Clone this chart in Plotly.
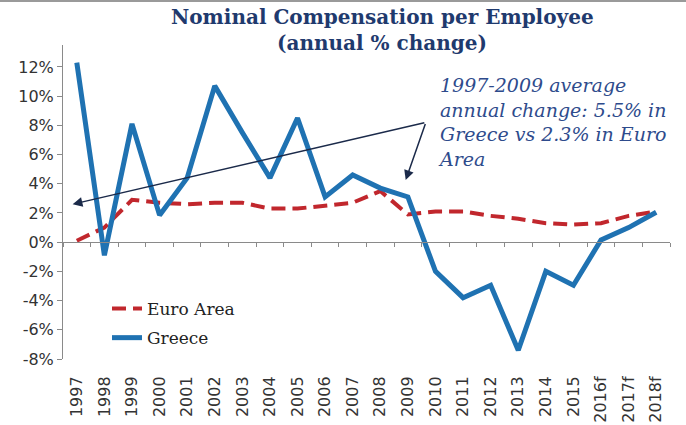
import plotly.graph_objects as go

years = ["1997", "1998", "1999", "2000", "2001", "2002", "2003", "2004", "2005", "2006", "2007",
         "2008", "2009", "2010", "2011", "2012", "2013", "2014", "2015", "2016f", "2017f", "2018f"]
greece = [12.3, -0.9, 8.1, 1.85, 4.4, 10.7, 7.5, 4.4, 8.5, 3.1, 4.6,
          3.7, 3.1, -2.0, -3.8, -2.95, -7.4, -2.0, -2.95, 0.15, 1.0, 2.05]
euro_area = [0.1, 1.0, 2.9, 2.7, 2.6, 2.7, 2.7, 2.3, 2.3, 2.5, 2.7,
             3.5, 1.9, 2.1, 2.1, 1.8, 1.6, 1.3, 1.2, 1.3, 1.8, 2.1]
y_ticks = [-8, -6, -4, -2, 0, 2, 4, 6, 8, 10, 12]
y_labels = [f"{v}%" for v in y_ticks]

Y_MIN, Y_MAX = -8, 13.5
W, H = 686, 425
ML, MR, MT, MB = 63, 16, 45, 66
PW, PH = W - ML - MR, H - MT - MB


def px_x(p):
    return (p - ML) / PW


def px_y(p):
    return (H - MB - p) / PH


fig = go.Figure()
fig.add_trace(go.Scatter(x=years, y=euro_area, mode="lines", name="Euro Area",
                         line=dict(color="#c1272d", width=4, dash="14px,7px"),
                         legendgroup="a"))
fig.add_trace(go.Scatter(x=years, y=greece, mode="lines", name="Greece",
                         line=dict(color="#1f72b2", width=5), legendgroup="b"))
# helper trace so the zero-line axis is drawn
fig.add_trace(go.Scatter(x=years, y=[None] * len(years), xaxis="x2", showlegend=False,
                         hoverinfo="skip"))

annot_font = dict(family="DejaVu Serif", size=19, color="#2e4b8c", style="italic")
title_font = dict(family="DejaVu Serif", size=20, color="#1f3a6e")

fig.update_layout(
    width=W, height=H,
    margin=dict(l=ML, r=MR, t=MT, b=MB),
    paper_bgcolor="white", plot_bgcolor="white",
    showlegend=True,
    legend=dict(x=px_x(107), y=px_y(291), xanchor="left", yanchor="top",
                bgcolor="rgba(0,0,0,0)", tracegroupgap=4,
                font=dict(family="DejaVu Serif", size=17, color="#222")),
    xaxis=dict(type="category", range=[-0.5, len(years) - 0.5], showline=False,
               showgrid=False, zeroline=False, tickangle=-90, automargin=False,
               ticks="outside", ticklen=10, tickcolor="rgba(0,0,0,0)",
               tickfont=dict(family="DejaVu Sans", size=16, color="#333")),
    xaxis2=dict(type="category", overlaying="x", anchor="free",
                position=(0 - Y_MIN) / (Y_MAX - Y_MIN), automargin=False,
                range=[-0.5, len(years) - 0.5], showline=True, linecolor="#8a8a8a",
                linewidth=1, ticks="outside", ticklen=4, tickcolor="#8a8a8a",
                tickson="boundaries", showticklabels=False, showgrid=False,
                zeroline=False, side="bottom"),
    yaxis=dict(range=[Y_MIN, Y_MAX], tickvals=y_ticks, ticktext=y_labels,
               showgrid=False, zeroline=False, showline=True, linecolor="#8a8a8a",
               ticks="outside", ticklen=5, tickcolor="#8a8a8a", automargin=False,
               tickfont=dict(family="DejaVu Sans", size=16, color="#333")),
    shapes=[dict(type="line", xref="paper", yref="paper", x0=px_x(0), x1=px_x(W),
                 y0=px_y(1), y1=px_y(1), line=dict(color="#9a9a9a", width=2))],
    annotations=[
        dict(x=px_x(382), y=px_y(17), xref="paper", yref="paper", showarrow=False,
             xanchor="center", yanchor="middle",
             text="<b>Nominal Compensation per Employee</b>", font=title_font),
        dict(x=px_x(382), y=px_y(43), xref="paper", yref="paper", showarrow=False,
             xanchor="center", yanchor="middle",
             text="<b>(annual % change)</b>", font=title_font),
        dict(x=-0.15, y=2.6, ax=12.65, ay=8.2, xref="x", yref="y", axref="x", ayref="y",
             text="", showarrow=True, arrowhead=2, arrowsize=1.3, arrowwidth=1.5,
             arrowcolor="#1b2a4a"),
        dict(x=11.92, y=4.25, ax=12.65, ay=8.2, xref="x", yref="y", axref="x", ayref="y",
             text="", showarrow=True, arrowhead=2, arrowsize=1.3, arrowwidth=1.5,
             arrowcolor="#1b2a4a"),
        dict(x=px_x(436), y=px_y(72), xref="paper", yref="paper",
             xanchor="left", yanchor="top", align="left", showarrow=False,
             text="1997-2009 average<br>annual change: 5.5% in<br>Greece vs 2.3% in Euro<br>Area",
             font=annot_font),
    ],
)

fig.write_html("out.html", config={"displayModeBar": False},
               post_script="document.body.style.margin='0';document.body.style.overflow='hidden';")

┄┄┄┄┄┄┄┄┄┄

- **YOUR INSTRUCTIONS**: Set down the material above as is, without any pictures.

- **FULL ANSWER**:
Clone this chart in Plotly.
import plotly.graph_objects as go

years = ["1997", "1998", "1999", "2000", "2001", "2002", "2003", "2004", "2005", "2006", "2007",
         "2008", "2009", "2010", "2011", "2012", "2013", "2014", "2015", "2016f", "2017f", "2018f"]
greece = [12.3, -0.9, 8.1, 1.85, 4.4, 10.7, 7.5, 4.4, 8.5, 3.1, 4.6,
          3.7, 3.1, -2.0, -3.8, -2.95, -7.4, -2.0, -2.95, 0.15, 1.0, 2.05]
euro_area = [0.1, 1.0, 2.9, 2.7, 2.6, 2.7, 2.7, 2.3, 2.3, 2.5, 2.7,
             3.5, 1.9, 2.1, 2.1, 1.8, 1.6, 1.3, 1.2, 1.3, 1.8, 2.1]
y_ticks = [-8, -6, -4, -2, 0, 2, 4, 6, 8, 10, 12]
y_labels = [f"{v}%" for v in y_ticks]

Y_MIN, Y_MAX = -8, 13.5
W, H = 686, 425
ML, MR, MT, MB = 63, 16, 45, 66
PW, PH = W - ML - MR, H - MT - MB


def px_x(p):
    return (p - ML) / PW


def px_y(p):
    return (H - MB - p) / PH


fig = go.Figure()
fig.add_trace(go.Scatter(x=years, y=euro_area, mode="lines", name="Euro Area",
                         line=dict(color="#c1272d", width=4, dash="14px,7px"),
                         legendgroup="a"))
fig.add_trace(go.Scatter(x=years, y=greece, mode="lines", name="Greece",
                         line=dict(color="#1f72b2", width=5), legendgroup="b"))
# helper trace so the zero-line axis is drawn
fig.add_trace(go.Scatter(x=years, y=[None] * len(years), xaxis="x2", showlegend=False,
                         hoverinfo="skip"))

annot_font = dict(family="DejaVu Serif", size=19, color="#2e4b8c", style="italic")
title_font = dict(family="DejaVu Serif", size=20, color="#1f3a6e")

fig.update_layout(
    width=W, height=H,
    margin=dict(l=ML, r=MR, t=MT, b=MB),
    paper_bgcolor="white", plot_bgcolor="white",
    showlegend=True,
    legend=dict(x=px_x(107), y=px_y(291), xanchor="left", yanchor="top",
                bgcolor="rgba(0,0,0,0)", tracegroupgap=4,
                font=dict(family="DejaVu Serif", size=17, color="#222")),
    xaxis=dict(type="category", range=[-0.5, len(years) - 0.5], showline=False,
               showgrid=False, zeroline=False, tickangle=-90, automargin=False,
               ticks="outside", ticklen=10, tickcolor="rgba(0,0,0,0)",
               tickfont=dict(family="DejaVu Sans", size=16, color="#333")),
    xaxis2=dict(type="category", overlaying="x", anchor="free",
                position=(0 - Y_MIN) / (Y_MAX - Y_MIN), automargin=False,
                range=[-0.5, len(years) - 0.5], showline=True, linecolor="#8a8a8a",
                linewidth=1, ticks="outside", ticklen=4, tickcolor="#8a8a8a",
                tickson="boundaries", showticklabels=False, showgrid=False,
                zeroline=False, side="bottom"),
    yaxis=dict(range=[Y_MIN, Y_MAX], tickvals=y_ticks, ticktext=y_labels,
               showgrid=False, zeroline=False, showline=True, linecolor="#8a8a8a",
               ticks="outside", ticklen=5, tickcolor="#8a8a8a", automargin=False,
               tickfont=dict(family="DejaVu Sans", size=16, color="#333")),
    shapes=[dict(type="line", xref="paper", yref="paper", x0=px_x(0), x1=px_x(W),
                 y0=px_y(1), y1=px_y(1), line=dict(color="#9a9a9a", width=2))],
    annotations=[
        dict(x=px_x(382), y=px_y(17), xref="paper", yref="paper", showarrow=False,
             xanchor="center", yanchor="middle",
             text="<b>Nominal Compensation per Employee</b>", font=title_font),
        dict(x=px_x(382), y=px_y(43), xref="paper", yref="paper", showarrow=False,
             xanchor="center", yanchor="middle",
             text="<b>(annual % change)</b>", font=title_font),
        dict(x=-0.15, y=2.6, ax=12.65, ay=8.2, xref="x", yref="y", axref="x", ayref="y",
             text="", showarrow=True, arrowhead=2, arrowsize=1.3, arrowwidth=1.5,
             arrowcolor="#1b2a4a"),
        dict(x=11.92, y=4.25, ax=12.65, ay=8.2, xref="x", yref="y", axref="x", ayref="y",
             text="", showarrow=True, arrowhead=2, arrowsize=1.3, arrowwidth=1.5,
             arrowcolor="#1b2a4a"),
        dict(x=px_x(436), y=px_y(72), xref="paper", yref="paper",
             xanchor="left", yanchor="top", align="left", showarrow=False,
             text="1997-2009 average<br>annual change: 5.5% in<br>Greece vs 2.3% in Euro<br>Area",
             font=annot_font),
    ],
)

fig.write_html("out.html", config={"displayModeBar": False},
               post_script="document.body.style.margin='0';document.body.style.overflow='hidden';")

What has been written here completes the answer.